Probabilistic Sampling-Enhanced Temporal-Spatial GCN: A Scalable Framework for Transaction Anomaly Detection in Ethereum Networks
Behfar, Stefan Kambiz, Crowcroft, Jon
The rapid evolution of the Ethereum network necessitates sophisticated techniques to ensure its robustness against potential threats and to maintain transparency. While Graph Neural Networks (GNNs) have pioneered anomaly detection in such platforms, capturing the intricacies of both spatial and temporal transactional patterns has remained a challenge. This study presents a fusion of Graph Convolutional Networks (GCNs) with Temporal Random Walks (TRW) enhanced by probabilistic sampling to bridge this gap. Our approach, unlike traditional GCNs, leverages the strengths of TRW to discern complex temporal sequences in Ethereum transactions, thereby providing a more nuanced transaction anomaly detection mechanism. Preliminary evaluations demonstrate that our TRW-GCN framework substantially advances the performance metrics over conventional GCNs in detecting anomalies and transaction bursts. This research not only underscores the potential of temporal cues in Ethereum transactional data but also offers a scalable and effective methodology for ensuring the security and transparency of decentralized platforms. By harnessing both spatial relationships and time-based transactional sequences as node features, our model introduces an additional layer of granularity, making the detection process more robust and less prone to false positives.
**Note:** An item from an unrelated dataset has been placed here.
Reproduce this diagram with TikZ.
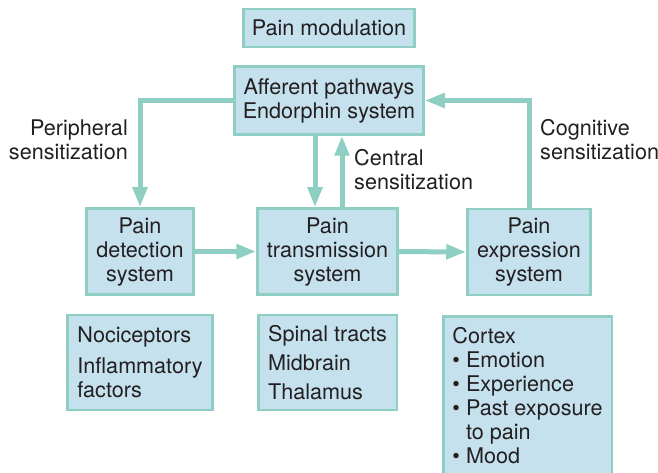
\documentclass[tikz,border=0pt]{standalone}
\usepackage{fontspec}
\setmainfont{TeX Gyre Heros}
\usetikzlibrary{arrows.meta,positioning}
\definecolor{boxfill}{RGB}{197,225,238}
\definecolor{boxline}{RGB}{142,206,195}
\definecolor{inkgray}{RGB}{35,31,32}
\tikzset{
	pain diagram/.style={
		x=1pt, y=-1pt,
		font=\fontsize{21.6}{24}\selectfont,
		text=inkgray,
		ar/.style={line width=5pt, draw=boxline, -{Triangle[length=20pt,width=14pt]}},
		lbl/.style={inner sep=0pt},
		},
	pbox/.style 2 args={draw=boxline, fill=boxfill, line width=2.5pt,
		minimum width=#1, minimum height=#2, inner sep=0pt, align=center},
	plist/.style={align=left},
}

\begin{document}
\begin{tikzpicture}[pain diagram]
   \clip (0,0) rectangle (658,473);
   \node[pbox={171}{38}] (P0) at (329,28) {Pain modulation};
   \node[pbox={189}{68}] (P1) at (329,100.5) {Afferent pathways\\Endorphin system};
   \node[pbox={107}{86}] (S1) at (140,251.5) {Pain\\detection\\system};
   \node[pbox={140}{86}] (S2) at (327.5,251.5) {Pain\\transmission\\system};
   \node[pbox={123}{86}] (S3) at (529,252) {Pain\\expression\\system};
   \node[pbox={145}{95}, plist, below=18pt of S1] (L1) {Nociceptors\\[6.5pt]Inflammatory\\factors};
   \node[pbox={138.5}{95}, plist, below=18pt of S2] (L2) {Spinal tracts\\[5pt]Midbrain\\[5pt]Thalamus};
   \node[pbox={168.5}{158}, plist, below=19pt of S3, xshift=-1.5pt] (L3)
      {Cortex\\\textbullet\ Emotion\\\textbullet\ Experience\\\textbullet\ Past exposure\\\phantom{\textbullet\ }to pain\\\textbullet\ Mood};
   \draw[ar] (P1.west) -| (S1.north);
   \draw[ar] ([xshift=-14pt]P1.south) -- ([xshift=-14pt]P1.south |- S2.north);
   \draw[ar] ([xshift=13pt]P1.south |- S2.north) -- ([xshift=13pt]P1.south);
   \draw[ar] (S3.north) |- (P1.east);
   \draw[ar] (S1) -- (S2);
   \draw[ar] (S2) -- (S3);
   \node[lbl, align=right, anchor=east] (T1) at (128,140) {Peripheral\\sensitization};
   \node[lbl, align=left, anchor=west] (T2) at (354,170) {Central\\sensitization};
   \node[lbl, align=left, anchor=west] (T3) at (540,140) {Cognitive\\sensitization};
\end{tikzpicture}
\end{document}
This work lays the foundation for future research aimed at optimizing and enhancing the transparency of blockchain technologies, and serves as a testament to the significance of considering both time and space dimensions in the ever-evolving landscape of the decentralized platforms. Graph Convolutional Networks (GCNs) have emerged as a transformative tool in the domain of graph-structured data representation.